Basic Electrical Concepts

 

Charge

 Electricity is a rather multi-faceted subject and a good understanding of the basics is important. We begin with a “SCI200” review of charge. Charge is a basic property possessed by electrons and protons. Charge comes in two types, negative (the type on an electron) and positive (the type on a proton.) Opposite charges attract and like charges repel one another. Atoms are formed by light, negatively-charged electrons orbiting around positively-charged protons in the much heavier nucleus. In general, matter has equal numbers of protons and electrons and is neutral overall. An object becomes charged only when electrons are added to or stripped away from the object.

Current

Generally, a current is any movement or flow of charge. In household applications, it is specifically the movement of electrons through wires and electrical devices. There are several factors that determine the flow of current. First, we classify all substances into two broad categories, according to how well current can flow through them.

Insulators are substances in which all the electrons in the atoms of the substance are tightly bound. The electrons do not easily move from one atom to the next. It is very difficult to get current to flow through insulators. Examples of insulators include: ceramics, rubber, plastic, and surprisingly, pure water.

Conductors are those substances in which the outer electrons (typically only one or two in each atom) can move freely from one atom to the next. Current flows easily through conductors. Examples of conductors include: metals such as copper, iron, aluminum, and water‹that contains a lot of dissolved minerals.

Although most substances are easily classified as one or the other, there is no absolute dividing line between insulators and conductors. There are substances which lie somewhere in between. Semi-conductors, important for electronics, are an important example. The glowing filaments in light bulbs and toasters are often classified as conductors, but they are actually not very good conductors. As we will see below, they shouldn’t be. The electrical wiring in the walls of your home and the power cords for electrical devices, such as lamps and refrigerators, are much better conductors.

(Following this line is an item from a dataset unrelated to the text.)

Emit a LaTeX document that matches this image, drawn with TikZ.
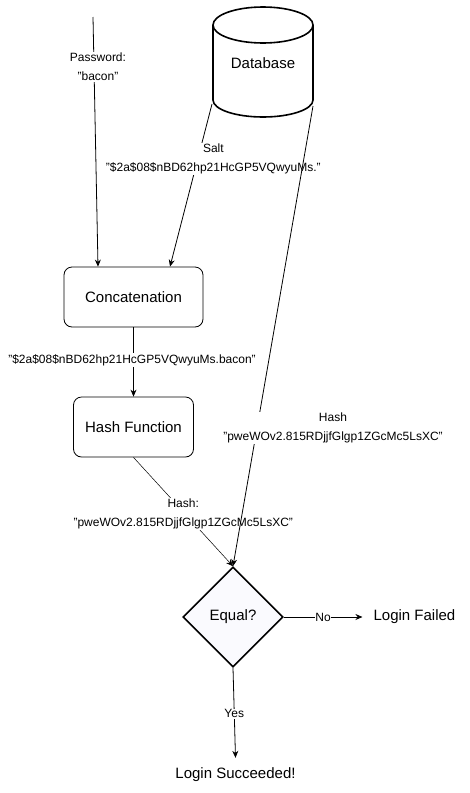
\documentclass[tikz,border=0pt]{standalone}
\usepackage{fontspec}
\setmainfont{Liberation Sans}
\usetikzlibrary{shapes.geometric,arrows.meta}

\definecolor{decisionFill}{RGB}{250,250,254}

\tikzset{
  stepbox/.style={draw,line width=0.8pt,rounded corners=8pt,fill=white,inner sep=0pt,font=\fontsize{15}{17}\selectfont},
  decision/.style={draw,line width=1.6pt,diamond,aspect=1,inner sep=0pt,minimum width=100pt,minimum height=100pt,fill=decisionFill,font=\fontsize{15}{17}\selectfont},
  endtext/.style={inner sep=0pt,font=\fontsize{15}{17}\selectfont},
  flow/.style={-{Stealth[length=7pt,width=6pt]},line width=0.8pt},
  lbl/.style={fill=white,inner sep=1pt,align=center,font=\fontsize{12}{19}\selectfont}
}

\begin{document}
\begin{tikzpicture}[x=1pt,y=1pt]
\useasboundingbox (0,0) rectangle (470,-793);

% database cylinder
\draw[line width=1.6pt,fill=white] (213,-25) -- (213,-100) arc[start angle=180,end angle=360,x radius=50,y radius=17] -- (313,-25) arc[start angle=0,end angle=180,x radius=50,y radius=18] -- cycle;
\draw[line width=1.6pt] (213,-25) arc[start angle=180,end angle=360,x radius=50,y radius=18];
\node[font=\fontsize{15}{17}\selectfont] (db) at (263,-63) {Database};
\coordinate (dbL) at (212,-104);
\coordinate (dbR) at (313,-106);
\coordinate (pwIn) at (93,-17);

% boxes
\node[stepbox,minimum width=139pt,minimum height=60pt] (concat) at (133.5,-297) {Concatenation};
\node[stepbox,minimum width=120pt,minimum height=60pt] (hashfn) at (133.5,-427) {Hash Function};
\node[decision] (equal) at (233,-617) {Equal?};
\node[endtext] (failed) at (414.5,-617) {Login Failed};
\node[endtext] (success) at (235.5,-775) {Login Succeeded!};

% connectors
\draw[flow] (pwIn) -- ([xshift=-35.5pt]concat.north)
  node[lbl,pos=0.2,xshift=4pt] {Password:\\"bacon"};
\draw[flow] (dbL) -- ([xshift=36.5pt]concat.north)
  node[lbl,pos=0.337,xshift=15.5pt] {Salt\\"\$2a\$08\$nBD62hp21HcGP5VQwyuMs."};
\draw[flow] (concat) -- (hashfn)
  node[lbl,pos=0.47,xshift=-1.5pt] {"\$2a\$08\$nBD62hp21HcGP5VQwyuMs.bacon"};
\draw[flow,line width=0.5pt] (hashfn.south) -- (equal.north)
  node[lbl,pos=0.52,xshift=-2pt] {Hash:\\"pweWOv2.815RDjjfGlgp1ZGcMc5LsXC"};
\draw[flow] (dbR) -- (equal.north)
  node[lbl,pos=0.7,xshift=76pt] {Hash\\"pweWOv2.815RDjjfGlgp1ZGcMc5LsXC"};
\draw[flow] (equal.east) -- ([xshift=-11pt]failed.west)
  node[lbl,pos=0.5,inner sep=0pt] {No};
\draw[flow] (equal.south) -- ([yshift=10pt]success.north)
  node[lbl,pos=0.51] {Yes};
\end{tikzpicture}
\end{document}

Consider the diagram of a conducting wire, in which a few of the outer electrons are shown. A current (denoted I) exists in the wire as the electrons move along the wire. (Note that the wire stays neutral as current flows. As one electron jumps to a neigboring atom, another moves in to take its place.) The more charge that passes per unit time, the greater the current. The idea is simple. Current is a measure of the number of electrons that flow past any point along the wire during any time interval, divided by that time interval.

I    =    charge / time

The units of current are amperes or just amps (denoted A). One amp represents a flow of about 6 x 1018 electrons per second! Is one amp a lot of current? Despite the incredible number of electrons per second, one ampere is roughly the amount of current that flows in the common household 100 Watt incandescent light bulb. It is also roughly the amount of current that flows in small flashlight. Are you surprised? There’s more to learn.

Electric Potential

Electric potential is what drives current. You may know electric potential by another term that we will use … voltage. This name comes from the unit of potential, which is the volt (denoted V). When you buy an AA battery, you are buying a device that provides a potential of 1.5 V between its positive and negative terminals. Your car battery maintains about 12 V between its terminals. And the potential between the two slots in a household electrical outlet is about 120 V. (Although not important here, the different nature of the potential of the outlet will be considered in the AC section.) You are probably already familiar with a basic truth about electric potential. All other things being equal, a greater potential will create a greater current. But what is electric potential?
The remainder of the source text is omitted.